A coastline built for links golf
Norfolk's golf is shaped by its coast, and the county's four links courses sit among the best reasons to make the trip. Hunstanton Golf Club, at Old Hunstanton, is the standout: founded in 1899 and redeveloped under Martin Hawtree's guidance, it's the only west-facing links on the east coast of England, looking out over The Wash with excellent drainage that keeps it playable through the winter. It was ranked 29th in England in 2025. A few miles along, Royal West Norfolk at King's Lynn does things its own way entirely — Holcombe Ingleby laid it out in 1892 between the North Sea and saltmarsh, and to this day only two-balls are allowed on the course, a rule that tells you something about the pace and character of the place.
Further round the coast, Great Yarmouth & Caister, designed by Tom Dunn in 1882, hosted the Women's British Amateur in 1898 and is credited as the home of the Bogey; it also survived being bombed by the Luftwaffe in 1941. Gorleston, founded in 1906, holds a curiosity of its own as the UK's most easterly golf course, with a par 3 played from the country's most easterly tee. Between them, Royal Cromer and Sheringham cover the clifftop ground further north — Royal Cromer has sea views from virtually every hole and ranks among England's top 100 courses, while Sheringham, dating from 1920, hosted the English Women's Championship that same year and will stage the English Senior Women's Stroke Play in 2027.
Parkland inland, and a fair bit of history behind it
Parkland is the county's most common course type by a distance, and it's where some of Norfolk's more surprising design pedigree turns up. Eaton Golf Club, a mile from Norwich city centre, was laid out in 1910 by JH Taylor, four times Open Champion, and still plays through tree-lined fairways close to the urban edge. Kings Lynn Golf Club opened in 1923 to a James Braid design before relocating in 1975 to a new site shaped by Peter Alliss and Dave Thomas — their first course together, and still reckoned one of the finest inland tests in East Anglia. Braid also had a hand at Ryston Park near Downham Market, a nine-holer from 1933 with a lake crossing at the seventh, and at Bawburgh, where Alan Barnard and Bert Kelly's 1979 design grew to 18 holes in 1991 and remains a family-run club with Yare Valley views.

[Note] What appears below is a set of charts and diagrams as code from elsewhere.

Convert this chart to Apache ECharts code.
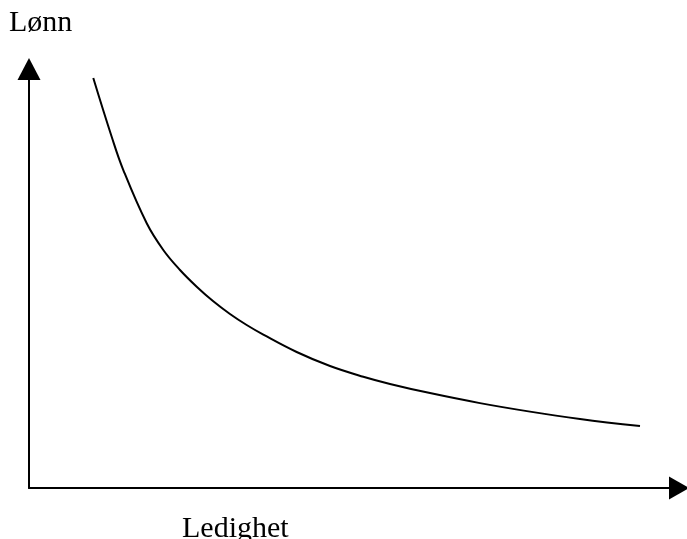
<!DOCTYPE html>
<html>
<head>
<meta charset="utf-8">
<script src="https://cdn.jsdelivr.net/npm/echarts@6/dist/echarts.min.js"></script>
<style>html,body{margin:0;padding:0;background:#fff}#c{width:687px;height:539px}</style>
</head>
<body>
<div id="c"></div>
<script>
var yLabel = 'Lønn';
var xLabel = 'Ledighet';
var curveX = [9.89, 12.72, 14.51, 18.11, 20.66, 23.23, 25.80, 28.35, 30.92, 33.49, 36.05, 41.18, 46.31, 51.43, 55.54, 61.69, 69.38, 77.08, 84.77, 94.00];
var curveY = [97.85, 83.84, 75.89, 63.17, 56.80, 52.03, 48.04, 44.56, 41.53, 38.90, 36.61, 32.46, 29.12, 26.56, 24.84, 22.65, 20.26, 18.23, 16.49, 14.77];

var data = curveX.map(function (x, i) { return [x, curveY[i]]; });
var chart = echarts.init(document.getElementById('c'), null, {renderer: 'canvas'});
var axisCommon = {
  type: 'value', min: 0, max: 100,
  splitLine: {show: false}, axisTick: {show: false}, axisLabel: {show: false},
  axisLine: {show: true, onZero: false, symbol: ['none', 'triangle'], symbolSize: [23, 22],
    lineStyle: {color: '#000', width: 2}}
};
chart.setOption({
  animation: false,
  backgroundColor: '#fff',
  grid: {left: 29, right: 8, top: 69, bottom: 51, containLabel: false},
  xAxis: Object.assign({}, axisCommon, {axisLine: Object.assign({}, axisCommon.axisLine, {symbolSize: [23, 20]})}),
  yAxis: axisCommon,
  series: [{
    type: 'line', data: data, smooth: 0.4, showSymbol: false,
    lineStyle: {color: '#000', width: 2}
  }],
  graphic: [
    {type: 'text', left: 9, top: 8, style: {text: yLabel, font: '30px "Liberation Serif"', fill: '#000'}},
    {type: 'text', left: 182, top: 514, style: {text: xLabel, font: '30px "Liberation Serif"', fill: '#000'}}
  ]
});
</script>
</body>
</html>
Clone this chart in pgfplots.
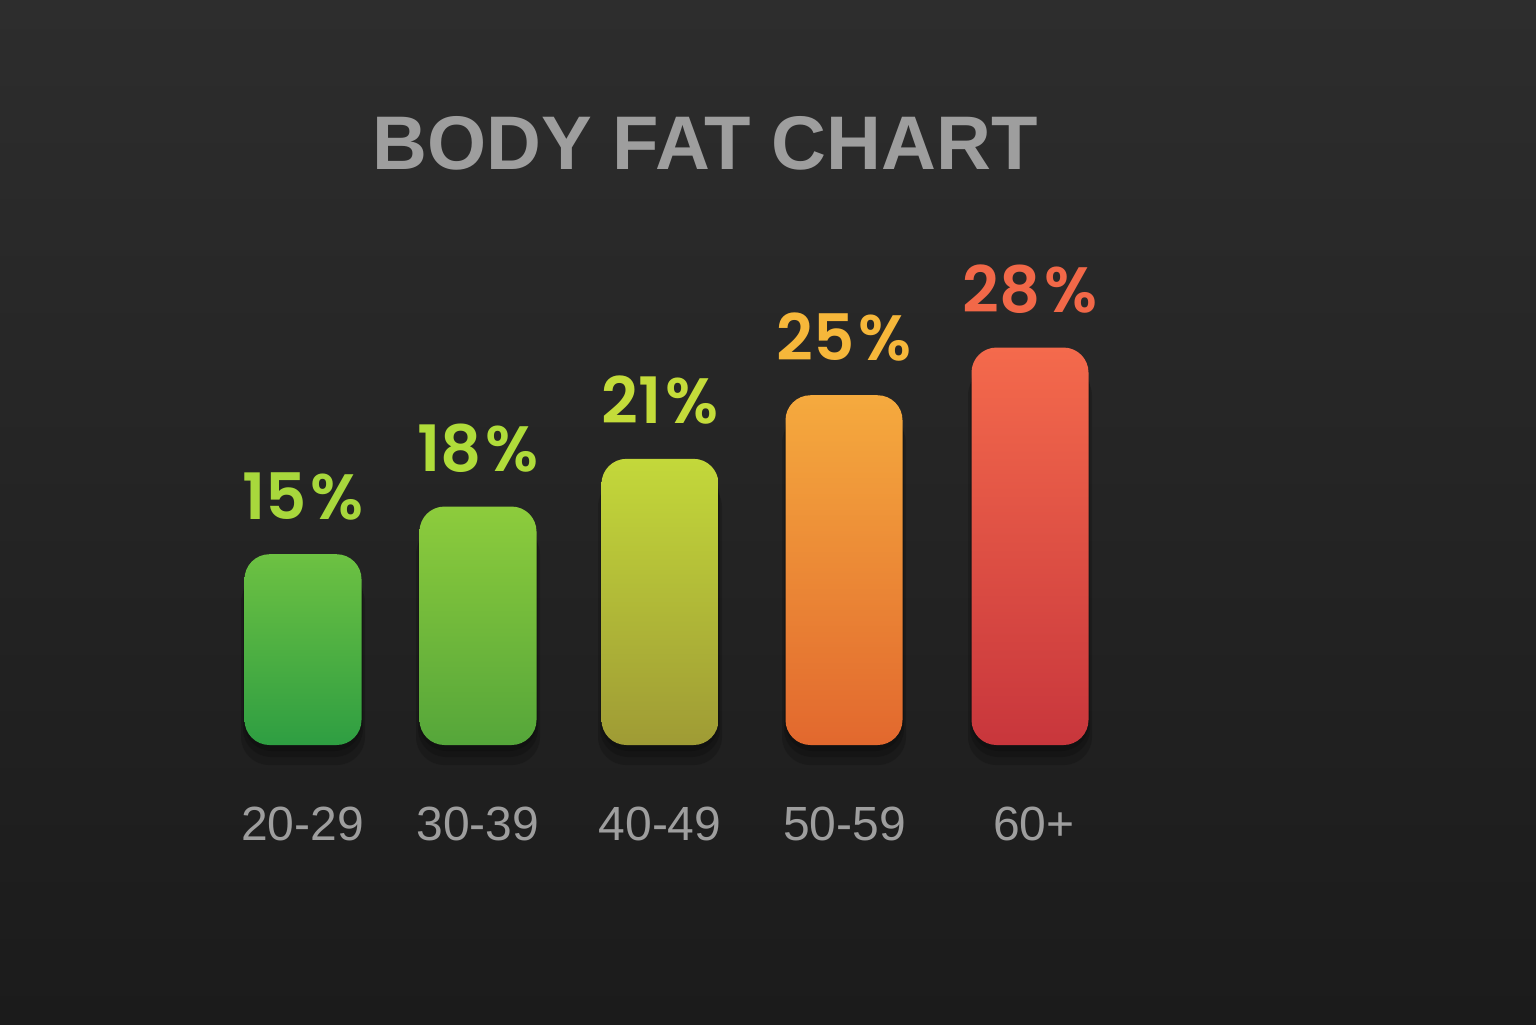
\documentclass[border=0pt]{standalone}
\usepackage{pgfplots}
\pgfplotsset{compat=1.18}
\usepackage{fontspec}
\setmainfont{Liberation Sans}
\IfFontExistsTF{Poppins SemiBold}{\newfontfamily\valfont{Poppins SemiBold}}{\newfontfamily\valfont{Poppins}}
\definecolor{bgtop}{HTML}{2D2D2D}
\definecolor{bgbot}{HTML}{1B1B1B}
\definecolor{labelgray}{HTML}{9E9E9E}
\definecolor{b1t}{HTML}{6DC142}\definecolor{b1b}{HTML}{2E9E42}
\definecolor{b2t}{HTML}{8DCC3C}\definecolor{b2b}{HTML}{55A63A}
\definecolor{b3t}{HTML}{C3D83A}\definecolor{b3b}{HTML}{9F9B35}
\definecolor{b4t}{HTML}{F5AA3E}\definecolor{b4b}{HTML}{E2682E}
\definecolor{b5t}{HTML}{F46A4C}\definecolor{b5b}{HTML}{C8363C}
\definecolor{v1}{HTML}{A8D83C}\definecolor{v2}{HTML}{B0DC3A}
\definecolor{v3}{HTML}{C4DC3A}\definecolor{v4}{HTML}{F6B73A}
\definecolor{v5}{HTML}{F26848}
\pgfplotsset{
  barstyle/.style={ybar, bar width=58.5pt, bar shift=0pt, draw=none, rounded corners=12.5pt},
  shadowstyle/.style={ybar, bar shift=0pt, draw=none, fill=black, fill opacity=0.16, rounded corners=14pt},
  valstyle/.style={draw=none, mark=none,
    nodes near coords={\valfont\pgfmathprintnumber[assume math mode=true]{\pgfplotspointmeta}\kern2pt\%},
    every node near coord/.append style={text=#1, anchor=base, yshift=17.5pt, font=\fontsize{32}{32}\selectfont}},
}
\begin{document}
\begin{tikzpicture}
\fill[top color=bgtop, bottom color=bgbot] (0pt,0pt) rectangle (768pt,512pt);
\node[anchor=base, text=labelgray, font=\fontsize{38}{38}\selectfont\bfseries] at (352.5pt,427pt) {BODY FAT CHART};
\begin{axis}[
  at={(0pt,139.5pt)}, anchor=south west,
  scale only axis, width=768pt, height=372.5pt,
  xmin=0, xmax=1536, ymin=3, ymax=49.86,
  clip=false,
  axis line style={draw=none},
  ytick=\empty,
  xtick={302.5,478,660,844.5,1034},
  xticklabels={20-29,30-39,40-49,50-59,60+},
  major tick length=0pt, tick style={draw=none},
  xticklabel style={anchor=base, yshift=-47.5pt, font=\fontsize{24}{24}\selectfont, text=labelgray},
]
\addplot[shadowstyle, bar width=62pt, yshift=-10pt] coordinates {(303,15) (478,18) (660,21) (844,25) (1030,28)};
\addplot[shadowstyle, bar width=60pt, yshift=-6pt] coordinates {(303,15) (478,18) (660,21) (844,25) (1030,28)};
\addplot[shadowstyle, bar width=59pt, yshift=-3pt] coordinates {(303,15) (478,18) (660,21) (844,25) (1030,28)};
\addplot[barstyle, top color=b1t, bottom color=b1b] coordinates {(303,15)};
\addplot[barstyle, top color=b2t, bottom color=b2b] coordinates {(478,18)};
\addplot[barstyle, top color=b3t, bottom color=b3b] coordinates {(660,21)};
\addplot[barstyle, top color=b4t, bottom color=b4b] coordinates {(844,25)};
\addplot[barstyle, top color=b5t, bottom color=b5b] coordinates {(1030,28)};
\addplot[valstyle=v1] coordinates {(303,15)};
\addplot[valstyle=v2] coordinates {(478,18)};
\addplot[valstyle=v3] coordinates {(660,21)};
\addplot[valstyle=v4] coordinates {(844,25)};
\addplot[valstyle=v5] coordinates {(1030,28)};
\end{axis}
\end{tikzpicture}
\end{document}
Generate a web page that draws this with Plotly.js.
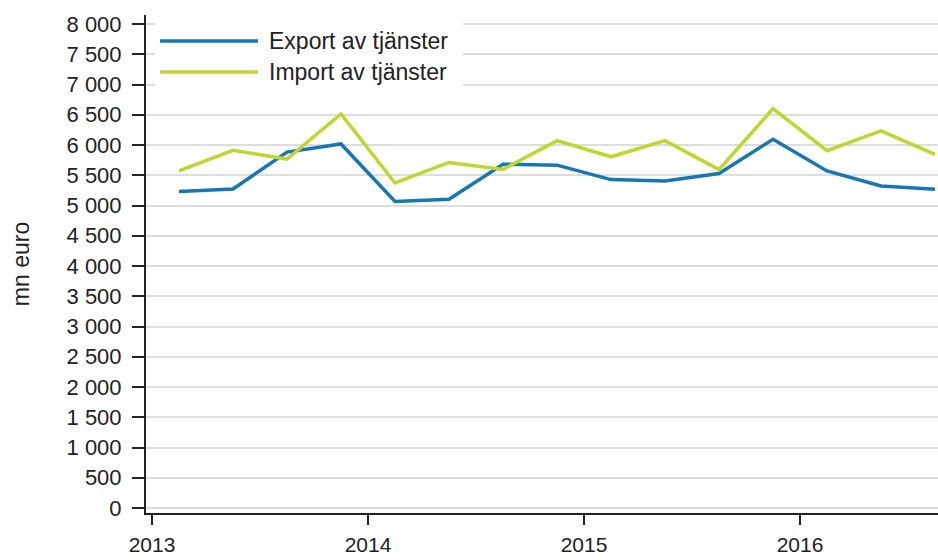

Barnham Broom, near Norwich, offers two contrasting courses in the Pennink and the Steel, while Middleton Hall at King's Lynn was rated among the UK and Ireland's top fifty value courses by Today's Golfer in 2017. Mattishall, a nine-holer near Dereham, has genuine oddities in its card — a 589-yard fifth and a 645-yard fourteenth, both among the longest holes anywhere in the country.
Heathland, nine-hole clubs and getting out on a budget
Norfolk's heathland golf is smaller in number but rich in story. Mundesley, a nine-hole course from 1901 near the north coast, was designed with input from six-times Open Champion Harry Vardon, who is said to have made his only career hole-in-one there in 1904. It's one of three heathland courses in the county, alongside a strong showing of nine-hole clubs generally — Fakenham, laid out in and around its racecourse since 1889, and Feltwell, built on a former RAF missile site near the Suffolk border, both belong to reciprocal nine-hole alliances that widen the choice for members without a large membership fee.
That value runs through the county: green fees start from around £12, and with 32 clubs spread across towns from Cromer to King's Lynn, a week in Norfolk can easily combine a round on The Wash links with a quieter inland fixture the next morning. Few English counties offer that range within such an easy drive.